What a treat - to sip a cup of assam in the Festival Hall ballroom while Senor Coconut y Su Conjunto play Kraftwerk cover versions - how modern can you get? If you never cared for the Dusseldorf innovators' oeuvre, which includes Showroom Dummies and Man Machine, you might dismiss the act, but the truth is that these early examples of electronic dance music are witty and stylish enough to bear their transformation into Latin-American cheese.
The band comprises seven white-shirted musicians plus Senor C himself - a coiffed 1970s icon in beige suit and sideburns, who coolly operates the sampled loops that provide the main pulse. Known as Uwe Schmidt to his mother, Coconut is a Chile-based percussionist and programmer from Frankfurt. The mainly Danish band add vocals, electric double bass, marimba, trumpet, tenor, congas and vibes/percussion; they really cook, with Brecker-ish sax breaks and whirring mallets. When Venezuelan singer Argenis Brito picked up the maracas, I was suddenly reminded of Jack Lemmon's delirious performance, in Some Like It Hot, of the great Edmundo Ros - and of every Latin band that was ever wheeled on to advance the plot of a movie, from Guys and Dolls to The Mask.
The strict tempos of ballroom dancing required musicians to play like automata. Kraftwerk's genius was to let the machines take the strain while remaking themselves as living sculptures. The double joke for Senor Coconut is that while the beat is a computerised given, his Danish compadres can have a ball, from the free-jazz pile-up of Autobahn to the extended vibes and timbales workout by the flame-haired virtuoso on Music Non-Stop.

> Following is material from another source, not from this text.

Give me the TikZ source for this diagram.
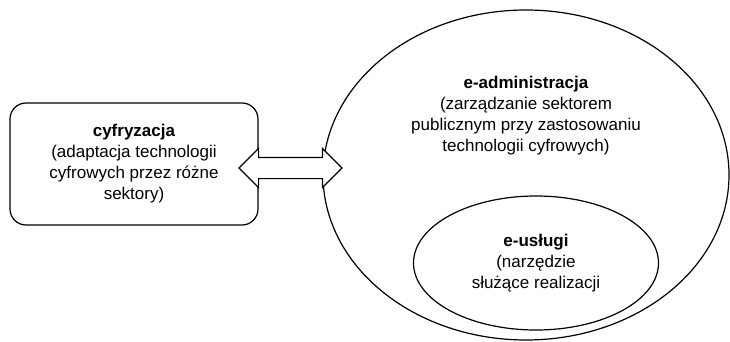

There is a tendency for Kraftwerk's songs to sound quite similar in chord construction and lyrical content, so the band wisely ring the changes with feel and speed changes. But who would have thought The Robots would be such perfect material for Senor Coconut's agenda? Brito smiles his charming smile without a hint of irony and croons a line that Spielberg should have used in AI: "We are the robots and we dance the cha-cha-cha."